Read more: An Introduction to Hydrogen Fuel Cell Electric Vehicles and Refuelling Stations

Victor Lejona is a senior technical specialist at Cenex, a low emission transport consultancy and research organisation involved in real-world hydrogen transport trials across the UK and Europe, including ZEFER.

“Hydrogen will suit sizeable cities with large taxi demand and where enough refuelling infrastructure is available,” he said.

“If the HRS are located in the right places, they can be very convenient for both the taxi fleet and the hydrogen provider.

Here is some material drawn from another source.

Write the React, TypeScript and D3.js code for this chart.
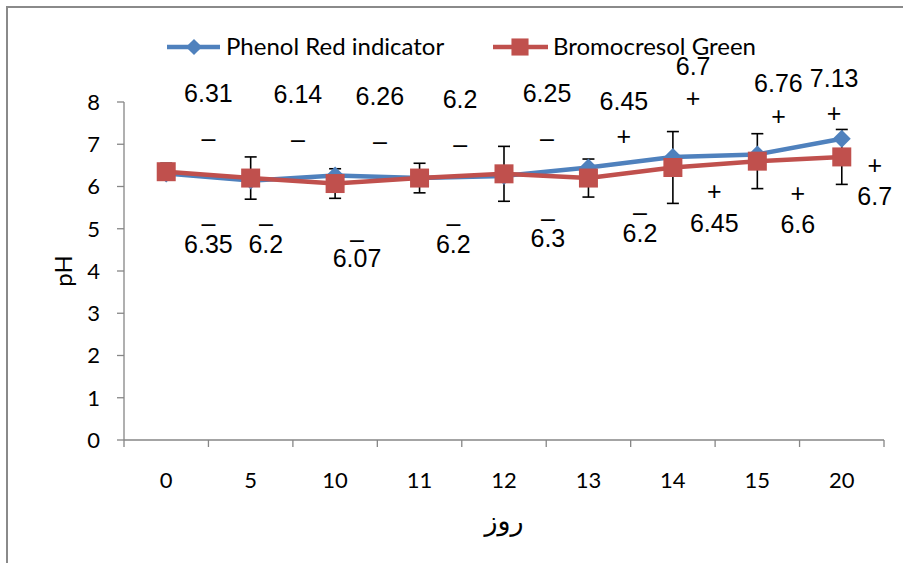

“For example, the Hype fleet in Paris are operating 160 hydrogen taxis, and often refuel at the two main city airports which is extremely convenient for taxi drivers, as they can use their trips to pick up or drop off passengers at the airport without any ‘stem’ or ‘dead’ mileage,

“Over the next ten years both vehicles and infrastructure will still need to be heavily incentivised by national or EU governments, and joining forces with other local fleets, such as heavy vehicles or commercial vehicles, will allow the business case to flourish as prices will decrease from the high volumes of hydrogen dispensed.

“If we build the hydrogen refuelling infrastructure and get serious about air quality and climate change, hydrogen-powered commercial transport could become a significant part of the world economy”.

Lightweight, quick to refuel and zero tailpipe emissions make hydrogen an ideal transport option for private hire and taxi vehicles, however the cost and availability of infrastructure remain barriers to widespread adoption.

Finding the right zero emission technology for the right application is essential in achieving the 2050 carbon targets and reducing transport’s emissions.

For many, battery electric will be the way forward; for high mileage applications it could be hydrogen.

The results from hydrogen vehicle trials across Europe highlight the benefits and impacts, and tackle the barriers, and only by growing confidence in the technology can it integrate into our transport network in the future.